Ken Rulon, Arcadia, Ind.
Primary cover crops: cereal rye, annual ryegrass, oats, radish, clover, rapeseed and hairy vetch
To say that data drives decisions for Ken Rulon is an understatement. Utilizing one-acre grid sampling for twenty-four years, Rulon and his family have learned there is a linear relationship between soil organic matter and yield. “The data is clear. We need something growing on the soil at all times,” Rulon says. He farms approximately 6,000 acres with his family in north-central Indiana. This fourth-generation family farm has used no-till management since 1989 and started using cover crops around 2006. Their general philosophy is that conservation is the best economic model and that oxidizing soil carbon through tillage is not sustainable long term.
Once they combined cover crops with no-till, Rulon’s soil organic matter levels increased more than 1% over the next decade on some fields. With cover crops, he documented increased soil moisture during the growing season, decreased soil surface temperatures, increased soil aggregate stability, increased soil organic matter levels and improved yields.
One of Rulon’s primary goals with cover crops has been to increase soil organic matter levels and reduce input costs. He notes that research at Purdue University found cover crops reduced nitrogen leaching by 50%. Through his own experience, years of cover cropping has allowed Rulon to cut fertilizer use and still maintain adequate soil fertility levels. He reduced phosphorus inputs by 20 pounds per acre, potassium by 30 pounds per acre and nitrogen by 35 pounds per acre. In-field trials conducted for multiple years with multiple rates of nitrogen fertilizer demonstrate that 165 pounds of nitrogen per acre achieves maximum economic yields for his operation. This compares to the more typical rate for his region of 200 pounds of nitrogen per acre for corn.

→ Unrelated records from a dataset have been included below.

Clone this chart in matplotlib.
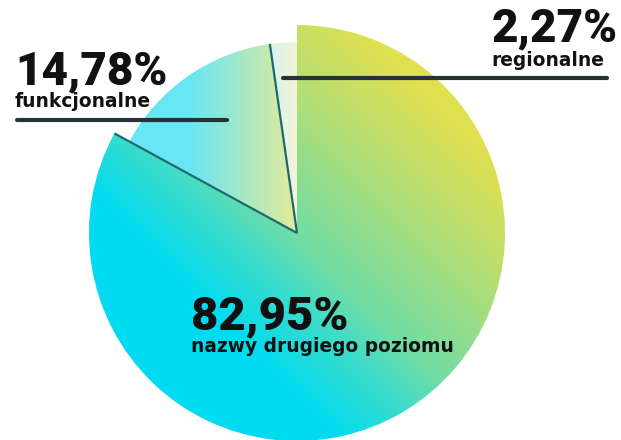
import numpy as np
import matplotlib.pyplot as plt
from matplotlib.colors import to_rgb

# data
labels = ['nazwy drugiego poziomu', 'funkcjonalne', 'regionalne']
shares = [82.95, 14.78, 2.27]
pct_labels = ['82,95%', '14,78%', '2,27%']

W, H = 621, 440
cx, cy = 297, 207

fig = plt.figure(figsize=(6.21, 4.40), dpi=100)
ax = fig.add_axes([0, 0, 1, 1])

wedges, _ = ax.pie(shares, startangle=90, counterclock=False,
                   center=(cx, cy), radius=208,
                   wedgeprops=dict(facecolor='none', edgecolor='none'))
# the two small slices are drawn a bit smaller
wedges[1].set_radius(191)
wedges[2].set_radius(191)

xx, yy = np.meshgrid(np.arange(W) + 0.5, np.arange(H) + 0.5)


def ramp(s, pos, stops):
    rgb = np.array([to_rgb(c) for c in stops])
    return np.dstack([np.interp(s, pos, rgb[:, i]) for i in range(3)])


grads = [
    ramp(xx + yy, [340, 440, 500, 590, 640, 770],
         ['#00dbf1', '#40dcc8', '#72dca4', '#98dc88', '#b0de78', '#dee050']),
    ramp(xx, [190, 297], ['#68e6f4', '#e6ea98']),
    ramp(xx, [255, 297], ['#c6f4fb', '#f3f5d6']),
]
for w, g in zip(wedges, grads):
    im = ax.imshow(g, extent=(0, W, 0, H), origin='lower', zorder=1,
                   interpolation='bilinear')
    im.set_clip_path(w)

# dark edges between slices
for w_edge, r in [(wedges[0], 208), (wedges[1], 191)]:
    a = np.deg2rad(w_edge.theta1)
    ax.plot([cx, cx + r * np.cos(a)], [cy, cy + r * np.sin(a)],
            color='#1d6a70', lw=1.6, solid_capstyle='butt', zorder=3)

big = dict(family='Roboto', fontweight='black', fontstretch='normal',
           color='#111111', va='baseline', ha='left', zorder=5)
small = dict(family='DejaVu Sans', fontweight='bold', color='#111111',
             va='baseline', ha='left', zorder=5)

# labels
ax.text(191, 111, pct_labels[0], fontsize=34, **big)
ax.text(191, 88, labels[0], fontsize=13.4, **small)

ax.text(15, 356, pct_labels[1], fontsize=33, **big)
ax.text(15, 333, labels[1], fontsize=13.4, **small)
ax.plot([17, 227], [320, 320], color='#263238', lw=3, solid_capstyle='round', zorder=4)

ax.text(492, 399, pct_labels[2], fontsize=33, **big)
ax.text(491, 374, labels[2], fontsize=13.4, **small)
ax.plot([283, 607], [362, 362], color='#263238', lw=3, solid_capstyle='round', zorder=4)

ax.set_xlim(0, W)
ax.set_ylim(0, H)
ax.axis('off')

plt.savefig('out.png', dpi=100)
plt.close()
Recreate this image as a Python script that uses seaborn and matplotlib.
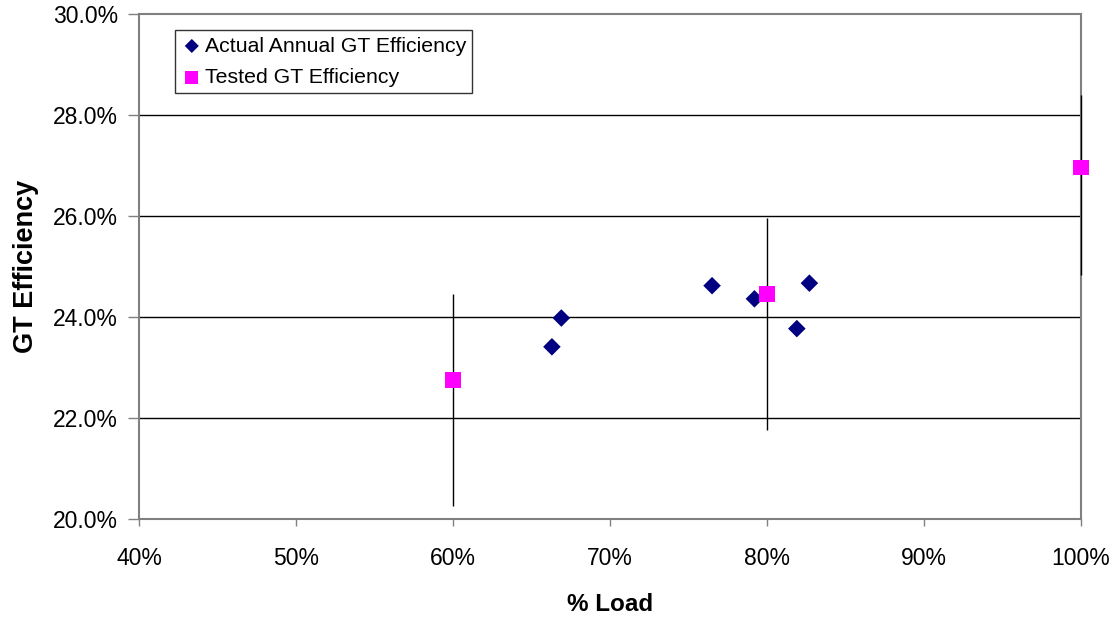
import matplotlib
matplotlib.use('Agg')
import matplotlib.pyplot as plt
import pandas as pd
import seaborn as sns
from matplotlib.ticker import FuncFormatter

# ----------------- data -----------------
# actual annual GT efficiency (% load, % efficiency)
actual_load = [66.3, 66.9, 76.5, 79.2, 81.9, 82.7]
actual_eff = [23.41, 23.98, 24.62, 24.36, 23.77, 24.67]

# tested GT efficiency with error range
tested_load = [60, 80, 100]
tested_eff = [22.76, 24.46, 26.96]
tested_low = [20.26, 21.76, 24.84]
tested_high = [24.46, 25.96, 28.40]

x_ticks = [40, 50, 60, 70, 80, 90, 100]
y_ticks = [20, 22, 24, 26, 28, 30]

# ------------------- plot -------------------
sns.set_style('white')
plt.rcParams['font.family'] = ['Liberation Sans', 'DejaVu Sans']
plt.rcParams['text.color'] = 'black'
plt.rcParams['axes.labelcolor'] = 'black'
plt.rcParams['xtick.color'] = 'black'
plt.rcParams['ytick.color'] = 'black'

actual_df = pd.DataFrame({'load': actual_load, 'eff': actual_eff})
tested_df = pd.DataFrame({'load': tested_load, 'eff': tested_eff,
                          'low': tested_low, 'high': tested_high})

fig = plt.figure(figsize=(11.18, 6.17), dpi=100)
ax = fig.add_axes([139 / 1118, 1 - 519 / 617, 942 / 1118, 505 / 617])

# horizontal gridlines
for y in y_ticks[1:-1]:
    ax.axhline(y, color='black', lw=1, zorder=1)

# error bars (no caps)
err_low = tested_df['eff'] - tested_df['low']
err_high = tested_df['high'] - tested_df['eff']
eb = ax.errorbar(tested_df['load'], tested_df['eff'], yerr=[err_low, err_high],
                 fmt='none', ecolor='black', elinewidth=1, capsize=0, zorder=3)
for coll in eb[2]:
    coll.set_clip_on(False)

sns.scatterplot(data=actual_df, x='load', y='eff', marker='D', s=80, color='#000080',
                edgecolor='none', label='Actual Annual GT Efficiency', ax=ax, zorder=4, clip_on=False)
sns.scatterplot(data=tested_df, x='load', y='eff', marker='s', s=130, color='#FF00FF',
                edgecolor='none', label='Tested GT Efficiency', ax=ax, zorder=5, clip_on=False)

ax.set_xlim(40, 100)
ax.set_ylim(20, 30)
ax.set_xticks(x_ticks)
ax.set_yticks(y_ticks)
ax.xaxis.set_major_formatter(FuncFormatter(lambda v, p: '%d%%' % v))
ax.yaxis.set_major_formatter(FuncFormatter(lambda v, p: '%.1f%%' % v))
ax.tick_params(axis='both', direction='out', width=1, color='#808080',
               labelsize=16.5, labelcolor='black', bottom=True, left=True)
ax.tick_params(axis='x', length=5, pad=15)
ax.tick_params(axis='y', length=8, pad=7)

for side in ['left', 'right', 'top', 'bottom']:
    ax.spines[side].set_visible(True)
    ax.spines[side].set_color('#808080')
    ax.spines[side].set_linewidth(1.5)
    ax.spines[side].set_zorder(2)

ax.set_xlabel('% Load', fontsize=17.5, fontweight='bold', labelpad=17)
ax.set_ylabel('GT Efficiency', fontsize=19.5, fontweight='bold', labelpad=10)

leg = ax.legend(loc='upper left', bbox_to_anchor=(0.038, 0.968), fontsize=15.3, frameon=True,
                fancybox=False, edgecolor='black', borderpad=0.3, handletextpad=0.1,
                handlelength=1.0, borderaxespad=0, labelspacing=0.58, markerscale=0.8)
leg.get_frame().set_linewidth(1)

plt.savefig('out.png', dpi=100)
plt.close()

The cost savings that come from reducing his fertilizer inputs has not resulted in lower yields. In fact, Rulon’s operation consistently achieves yields higher than the county average. Multiple years of yield data confirm a yield benefit of approximately seven bushels per acre for corn and almost two bushels per acres for soybeans.
Profitability aside, Rulon believes managing a sustainable operation implies they must meet their present needs without sacrificing the future. That is why he appreciates the role cover crops and no-till play in protecting the soil, sequestering carbon and improving the overall resilience of the farm. “We encourage everyone to develop data for their operation to find the system that works best on your soils and in your region,” Rulon says.